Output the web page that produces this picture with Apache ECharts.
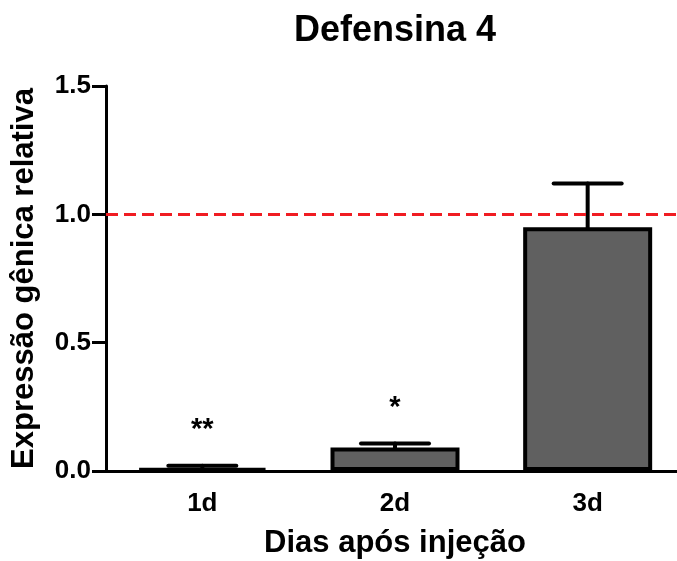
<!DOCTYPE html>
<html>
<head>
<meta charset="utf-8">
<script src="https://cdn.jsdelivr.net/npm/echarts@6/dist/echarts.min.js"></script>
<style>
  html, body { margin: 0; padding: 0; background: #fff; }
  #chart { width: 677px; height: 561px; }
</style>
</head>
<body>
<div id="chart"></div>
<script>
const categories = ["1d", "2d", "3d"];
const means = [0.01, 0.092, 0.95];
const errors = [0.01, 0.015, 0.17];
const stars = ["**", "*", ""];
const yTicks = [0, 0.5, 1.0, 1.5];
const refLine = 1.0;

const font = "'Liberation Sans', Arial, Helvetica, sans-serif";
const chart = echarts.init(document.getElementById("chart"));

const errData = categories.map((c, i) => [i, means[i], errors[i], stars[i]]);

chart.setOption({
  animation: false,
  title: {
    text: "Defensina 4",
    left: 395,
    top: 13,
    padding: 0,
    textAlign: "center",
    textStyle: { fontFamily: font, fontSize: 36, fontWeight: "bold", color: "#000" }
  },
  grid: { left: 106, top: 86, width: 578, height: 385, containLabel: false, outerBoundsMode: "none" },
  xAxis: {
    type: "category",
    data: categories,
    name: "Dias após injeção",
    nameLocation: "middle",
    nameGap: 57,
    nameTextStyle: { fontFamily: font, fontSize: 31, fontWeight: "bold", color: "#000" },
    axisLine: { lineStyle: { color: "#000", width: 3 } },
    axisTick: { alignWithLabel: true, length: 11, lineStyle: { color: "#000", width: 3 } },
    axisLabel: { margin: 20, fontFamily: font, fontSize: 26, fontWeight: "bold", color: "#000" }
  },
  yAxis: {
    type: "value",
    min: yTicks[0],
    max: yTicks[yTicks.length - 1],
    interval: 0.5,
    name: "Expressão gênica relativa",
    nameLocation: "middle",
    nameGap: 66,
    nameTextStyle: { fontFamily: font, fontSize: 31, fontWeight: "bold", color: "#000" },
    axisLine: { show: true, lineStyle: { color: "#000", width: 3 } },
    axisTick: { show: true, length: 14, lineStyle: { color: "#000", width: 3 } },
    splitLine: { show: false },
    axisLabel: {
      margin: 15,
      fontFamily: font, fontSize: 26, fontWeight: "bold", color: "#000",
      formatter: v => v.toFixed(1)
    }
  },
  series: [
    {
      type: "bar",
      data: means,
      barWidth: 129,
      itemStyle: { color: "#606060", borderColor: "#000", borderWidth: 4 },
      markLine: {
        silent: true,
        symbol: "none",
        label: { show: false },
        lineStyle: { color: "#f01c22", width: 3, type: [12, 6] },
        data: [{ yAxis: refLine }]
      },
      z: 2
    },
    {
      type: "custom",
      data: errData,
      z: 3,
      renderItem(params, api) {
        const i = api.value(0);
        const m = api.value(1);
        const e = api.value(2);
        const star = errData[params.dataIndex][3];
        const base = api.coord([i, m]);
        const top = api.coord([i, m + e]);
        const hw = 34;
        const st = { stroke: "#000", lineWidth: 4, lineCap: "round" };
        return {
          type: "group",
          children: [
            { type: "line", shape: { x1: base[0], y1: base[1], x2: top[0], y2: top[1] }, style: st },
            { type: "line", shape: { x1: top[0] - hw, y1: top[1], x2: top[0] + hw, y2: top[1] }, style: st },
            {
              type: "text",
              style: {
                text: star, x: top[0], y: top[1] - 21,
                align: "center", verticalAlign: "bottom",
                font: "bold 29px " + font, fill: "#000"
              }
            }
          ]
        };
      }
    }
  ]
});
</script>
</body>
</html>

============================================================

#### What you have to do:
Write out, word for word, the lines from the start of the data through the one holding "const errData = categories.map((c, i)". Omit pictures.

#### Reply to the exercise:
Output the web page that produces this picture with Apache ECharts.
<!DOCTYPE html>
<html>
<head>
<meta charset="utf-8">
<script src="https://cdn.jsdelivr.net/npm/echarts@6/dist/echarts.min.js"></script>
<style>
  html, body { margin: 0; padding: 0; background: #fff; }
  #chart { width: 677px; height: 561px; }
</style>
</head>
<body>
<div id="chart"></div>
<script>
const categories = ["1d", "2d", "3d"];
const means = [0.01, 0.092, 0.95];
const errors = [0.01, 0.015, 0.17];
const stars = ["**", "*", ""];
const yTicks = [0, 0.5, 1.0, 1.5];
const refLine = 1.0;

const font = "'Liberation Sans', Arial, Helvetica, sans-serif";
const chart = echarts.init(document.getElementById("chart"));

const errData = categories.map((c, i) => [i, means[i], errors[i], stars[i]]);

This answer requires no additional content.